A shift toward low-cost, broad-market ETFs has provided a retail investor with better portfolio structure and reduced overhead. The strategy prioritizes the Vanguard Total Stock Market and Total International Stock ETFs to capture global growth.

  • Transition from complex sector ETFs to a simplified two-fund portfolio
  • Utilization of VTI and VXUS for broad domestic and international exposure
  • Significant reduction in costs via expense ratios of 0.03% and 0.05%
  • Heavy reliance on market-cap weighting for large-cap tech exposure
  • International equities showed recovery in 2025 after previous stagnation

A retail investor has reported improved portfolio outcomes after abandoning a complex array of sector-specific and factor-based ETFs in favor of a streamlined two-fund approach.
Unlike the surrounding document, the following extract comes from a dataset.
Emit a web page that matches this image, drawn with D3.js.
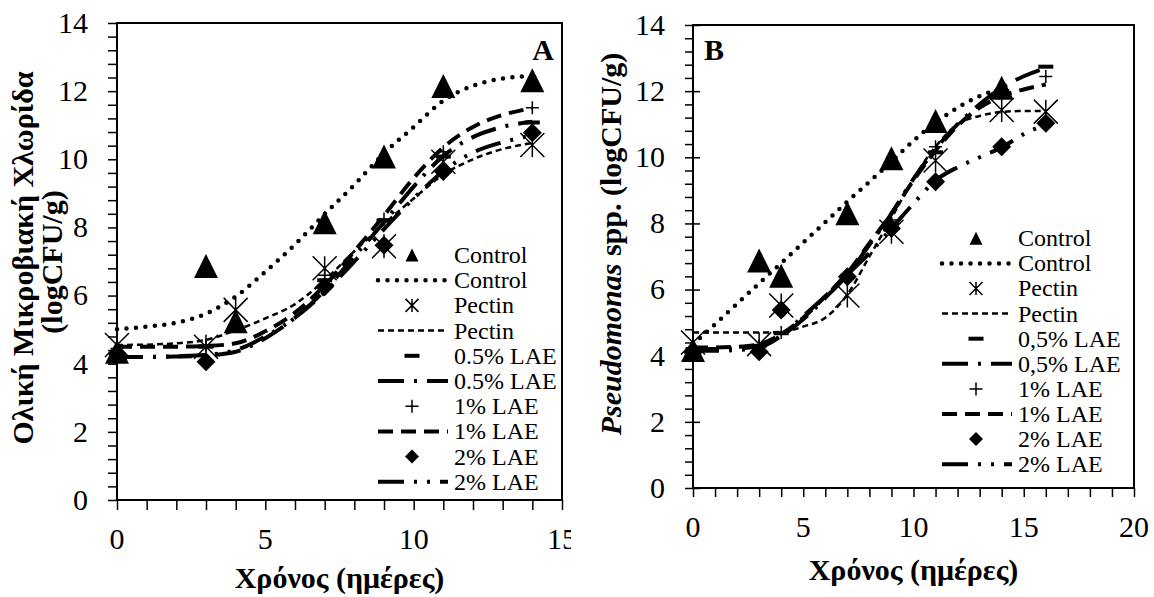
<!DOCTYPE html>
<html>
<head>
<meta charset="utf-8">
<script src="https://cdnjs.cloudflare.com/ajax/libs/d3/7.8.5/d3.min.js"></script>
<style>
body{margin:0;background:#fff;}
text{font-family:"Liberation Serif","Times New Roman",serif;fill:#000;}
</style>
</head>
<body>
<script>
// ---- panel A: total microbial count ----
var namesA=['Control','Pectin','0.5% LAE','1% LAE','2% LAE'];
var daysA=[0,3,4,7,9,11,14];
var daysALae=[0,3,7,9,11,14];
var controlA=[4.35,6.87,5.25,8.15,10.08,12.15,12.32];
var pectinA=[4.55,4.5,5.58,6.8,7.45,9.93,10.42];
var lae05A=[4.2,4.5,6.45,8.2,10.08,11.08];
var lae1A=[4.45,4.55,6.6,8.25,10.22,11.51];
var lae2A=[4.3,4.06,6.26,7.48,9.64,10.78];
// fitted curves, read at every day
var fitDaysA=[0,1,2,3,4,5,6,7,8,9,10,11,12,13,14];
var fitControlA=[5.01,5.09,5.2,5.47,5.97,6.7,7.5,8.39,9.25,10.17,10.95,11.72,12.16,12.37,12.44];
var fitPectinA=[4.55,4.56,4.6,4.7,4.98,5.33,5.75,6.45,7.3,8.1,8.85,9.55,10,10.3,10.48];
var fitLae05A=[4.2,4.2,4.21,4.24,4.35,4.75,5.35,6.15,7.15,8.15,9.2,10.1,10.65,10.95,11.1];
var fitLae1A=[4.5,4.5,4.5,4.52,4.6,4.95,5.5,6.3,7.3,8.35,9.45,10.35,10.95,11.3,11.5];
var fitLae2A=[4.2,4.2,4.22,4.26,4.4,4.8,5.35,6.1,7,7.95,8.85,9.65,10.2,10.5,10.7];

// ---- panel B: Pseudomonas spp. ----
var namesB=['Control','Pectin','0,5% LAE','1% LAE','2% LAE'];
var daysB=[0,3,4,7,9,11,14];
var daysBAll=[0,3,4,7,9,11,14,16];
var controlB=[4.17,6.88,6.42,8.31,9.97,11.1,12.1];
var pectinB=[4.4,4.35,5.52,5.82,7.75,9.9,11.43,11.38];
var lae05B=[4.2,4.3,4.68,6.4,8.0,10.15,12.0,12.74];
var lae1B=[4.2,4.3,4.7,6.45,8.1,10.32,12.0,12.44];
var lae2B=[4.1,4.12,5.38,6.39,7.85,9.26,10.32,11.03];
var fitDaysB=[0,1,2,3,4,5,6,7,8,9,10,11,12,13,14,15,16];
var fitDaysBCtrl=[0,1,2,3,4,5,6,7,8,9,10,11,12,13,14];
var fitControlB=[4.34,4.95,5.57,6.19,6.8,7.42,8.04,8.66,9.26,9.87,10.5,11.05,11.5,11.85,12.08];
var fitPectinB=[4.7,4.7,4.7,4.7,4.72,4.88,5.15,5.85,7,8.16,9.36,10.32,11,11.25,11.37,11.4,11.4];
var fitLae05B=[4.2,4.2,4.22,4.3,4.6,5.1,5.75,6.45,7.35,8.3,9.35,10.25,11,11.6,12.1,12.45,12.7];
var fitLae1B=[4.25,4.25,4.27,4.35,4.65,5.15,5.8,6.5,7.4,8.3,9.3,10.2,10.95,11.5,11.85,12.05,12.2];
var fitLae2B=[4.15,4.15,4.17,4.25,4.6,5.2,5.8,6.45,7.1,7.85,8.6,9.3,9.7,10,10.3,10.7,11];

var yTickLabels=[0,2,4,6,8,10,12,14];
var xTickLabelsA=[0,5,10,15];
var xTickLabelsB=[0,5,10,15,20];

// marker + line style per series (same order in both panels)
var markerTypes=['tri','star','dash','plus','diamond'];
var lineStyles=[
  {w:4.5,dash:'0,9.5',cap:'round'},
  {w:2.5,dash:'6,4',cap:'butt'},
  {w:4,dash:'26,10,3,10',cap:'butt'},
  {w:4,dash:'15,8',cap:'butt'},
  {w:4,dash:'26,10,3,10,3,10',cap:'butt'}
];

var width=1154,height=597;
var svg=d3.select('body').append('svg')
  .attr('width',width).attr('height',height);
svg.append('rect').attr('width',width).attr('height',height).attr('fill','#fff');

function drawMarker(g,type,cx,cy,big){
  var w;
  if(type=='tri'){
    w=big?24:13;
    g.append('path')
     .attr('d','M'+cx+','+(cy-w/2)+'L'+(cx+w/2)+','+(cy+w/2)+'L'+(cx-w/2)+','+(cy+w/2)+'Z')
     .attr('fill','#000');
  }else if(type=='star'){
    w=big?24:13;
    var p='M'+(cx-w/2)+','+(cy-w/2)+'L'+(cx+w/2)+','+(cy+w/2)
      +'M'+(cx+w/2)+','+(cy-w/2)+'L'+(cx-w/2)+','+(cy+w/2)
      +'M'+cx+','+(cy-w/2)+'L'+cx+','+(cy+w/2);
    g.append('path').attr('d',p).attr('stroke','#000').attr('stroke-width',1.5).attr('fill','none');
  }else if(type=='dash'){
    g.append('rect').attr('x',cx-7.5).attr('y',cy-2).attr('width',15).attr('height',4).attr('fill','#000');
  }else if(type=='plus'){
    w=13;
    g.append('path')
     .attr('d','M'+(cx-w/2)+','+cy+'L'+(cx+w/2)+','+cy+'M'+cx+','+(cy-w/2)+'L'+cx+','+(cy+w/2))
     .attr('stroke','#000').attr('stroke-width',1.5);
  }else if(type=='diamond'){
    w=big?19:14;
    g.append('path')
     .attr('d','M'+cx+','+(cy-w/2)+'L'+(cx+w/2)+','+cy+'L'+cx+','+(cy+w/2)+'L'+(cx-w/2)+','+cy+'Z')
     .attr('fill','#000');
  }
}

function drawPanel(o){
  var g=svg.append('g');
  if(o.bg){
    g.append('rect').attr('x',o.bg).attr('y',0).attr('width',width-o.bg).attr('height',height).attr('fill','#fff');
  }
  var x=d3.scaleLinear().domain([0,o.xMax]).range([o.left,o.right]);
  var y=d3.scaleLinear().domain([0,14]).range([o.bottom,o.top]);

  // tick marks (minor + major)
  g.append('g').attr('transform','translate('+o.left+',0)')
   .call(d3.axisLeft(y).tickValues(d3.range(0,14.01,0.4)).tickSize(o.yTick).tickFormat(''))
   .call(a=>a.select('.domain').remove())
   .selectAll('line').attr('stroke-width',1.5);
  g.append('g').attr('transform','translate(0,'+o.bottom+')')
   .call(d3.axisBottom(x).tickValues(d3.range(0,o.xMax+0.01,1)).tickSize(o.xTick).tickFormat(''))
   .call(a=>a.select('.domain').remove())
   .selectAll('line').attr('stroke-width',1.5);
  if(o.cross){
    g.append('g').attr('transform','translate('+o.left+',0)')
     .call(d3.axisRight(y).tickValues(yTickLabels).tickSize(7).tickFormat(''))
     .call(a=>a.select('.domain').remove())
     .selectAll('line').attr('stroke-width',1.5);
  }
  // tick labels
  g.selectAll('.ylab').data(yTickLabels).enter().append('text')
   .attr('class','ylab')
   .attr('x',o.left-o.yLab).attr('y',d=>y(d)).attr('dy','0.33em')
   .attr('text-anchor','end').style('font-size','30px')
   .text(d=>d);
  g.selectAll('.xlab').data(o.xLabels).enter().append('text')
   .attr('class','xlab')
   .attr('x',d=>x(d)).attr('y',o.bottom+39).attr('dy','0.33em')
   .attr('text-anchor','middle').style('font-size','30px')
   .text(d=>d);

  // frame
  g.append('rect').attr('x',o.left).attr('y',o.top)
   .attr('width',o.right-o.left).attr('height',o.bottom-o.top)
   .attr('fill','none').attr('stroke','#000').attr('stroke-width',2);

  // fitted curves
  var line=d3.line().x(d=>x(d[0])).y(d=>y(d[1])).curve(d3.curveMonotoneX);
  o.fits.forEach(function(f,i){
    var pts=f.days.map((d,k)=>[d,f.vals[k]]);
    g.append('path').attr('d',line(pts)).attr('fill','none')
     .attr('stroke','#000').attr('stroke-width',lineStyles[i].w)
     .attr('stroke-dasharray',lineStyles[i].dash)
     .attr('stroke-linecap',lineStyles[i].cap);
  });
  // observed points
  o.obs.forEach(function(s,i){
    s.days.forEach(function(d,k){
      drawMarker(g,markerTypes[i],x(d),y(s.vals[k]),true);
    });
  });

  // legend
  var lg=g.append('g');
  o.names.forEach(function(n,i){
    var r0=o.legY+o.legStep*(2*i), r1=o.legY+o.legStep*(2*i+1);
    drawMarker(lg,markerTypes[i],o.legMark,r0,false);
    lg.append('text').attr('x',o.legText).attr('y',r0).attr('dy','0.33em')
      .style('font-size','24px').text(n);
    lg.append('line').attr('x1',o.legLine[0]).attr('x2',o.legLine[1]).attr('y1',r1).attr('y2',r1)
      .attr('stroke','#000').attr('stroke-width',lineStyles[i].w)
      .attr('stroke-dasharray',lineStyles[i].dash)
      .attr('stroke-linecap',lineStyles[i].cap);
    lg.append('text').attr('x',o.legText).attr('y',r1).attr('dy','0.33em')
      .style('font-size','24px').text(n);
  });

  // panel letter
  g.append('text').attr('x',o.letterX).attr('y',60).attr('text-anchor',o.letterAnchor)
   .style('font-size','30px').style('font-weight','bold').text(o.letter);

  // x title
  g.append('text').attr('x',(o.left+o.right)/2).attr('y',o.xTitleY).attr('text-anchor','middle')
   .style('font-size','30px').style('font-weight','bold').text('Χρόνος (ημέρες)');
  return g;
}

drawPanel({
  left:117,right:562,top:23,bottom:500,xMax:15,xLabels:xTickLabelsA,
  yTick:9,yLab:29,xTick:10,
  names:namesA,
  fits:[{days:fitDaysA,vals:fitControlA},{days:fitDaysA,vals:fitPectinA},{days:fitDaysA,vals:fitLae05A},
        {days:fitDaysA,vals:fitLae1A},{days:fitDaysA,vals:fitLae2A}],
  obs:[{days:daysA,vals:controlA},{days:daysA,vals:pectinA},{days:daysALae,vals:lae05A},
       {days:daysALae,vals:lae1A},{days:daysALae,vals:lae2A}],
  legY:255,legStep:25.2,legMark:412,legLine:[378,448],legText:454,
  letter:'A',letterX:554,letterAnchor:'end',xTitleY:588
});

drawPanel({
  bg:571,
  left:693,right:1134,top:25,bottom:488,xMax:20,xLabels:xTickLabelsB,
  yTick:8,yLab:28,xTick:9,cross:true,
  names:namesB,
  fits:[{days:fitDaysBCtrl,vals:fitControlB},{days:fitDaysB,vals:fitPectinB},{days:fitDaysB,vals:fitLae05B},
        {days:fitDaysB,vals:fitLae1B},{days:fitDaysB,vals:fitLae2B}],
  obs:[{days:daysB,vals:controlB},{days:daysBAll,vals:pectinB},{days:daysBAll,vals:lae05B},
       {days:daysBAll,vals:lae1B},{days:daysBAll,vals:lae2B}],
  legY:238.3,legStep:25.1,legMark:976,legLine:[942,1012],legText:1018,
  letter:'B',letterX:704,letterAnchor:'start',xTitleY:580
});

// y axis titles
svg.append('text').attr('transform','translate(33,258) rotate(-90)').attr('text-anchor','middle')
  .style('font-size','30px').style('font-weight','bold').text('Ολική Μικροβιακή Χλωρίδα');
svg.append('text').attr('transform','translate(62,262) rotate(-90)').attr('text-anchor','middle')
  .style('font-size','30px').style('font-weight','bold').text('(logCFU/g)');
var yt=svg.append('text').attr('transform','translate(621,244) rotate(-90)').attr('text-anchor','middle')
  .style('font-size','30px').style('font-weight','bold');
yt.append('tspan').style('font-style','italic').text('Pseudomonas');
yt.append('tspan').text(' spp. (logCFU/g)');
</script>
</body>
</html>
The transition was driven by a desire to minimize management overhead and reduce the drag of high expense ratios associated with active management. By concentrating holdings into the Vanguard Total Stock Market ETF (VTI) and the Vanguard Total International Stock ETF (VXUS), the investor shifted focus toward variables within their control: simplicity and cost. This approach prioritizes matching broad market performance over the high-risk pursuit of active outperformance, which often fails to materialize after fees. The selected funds carry minimal expense ratios of 0.03% for VTI and 0.05% for VXUS, contrasting sharply with specialized or niche ETFs from other issuers that can exceed 0.50%. Both funds utilize market-cap weighting, which naturally provides heavy exposure to the largest companies in their respective markets. While the 'Magnificent Seven' and the broader technology sector drove the majority of returns over the last three years, the investor noted that the international allocation via VXUS acted as a performance drag until a recovery in 2025. Despite this, the investor maintains that broad diversification offers a more stable floor during market downturns compared to concentrated bets. Looking forward, the investor intends to maintain this strategy, citing the efficiency of the index-based model and the long-term benefits of low-cost diversification. The experience highlights a growing trend among retail participants to favor passive, low-fee instruments over complex active strategies.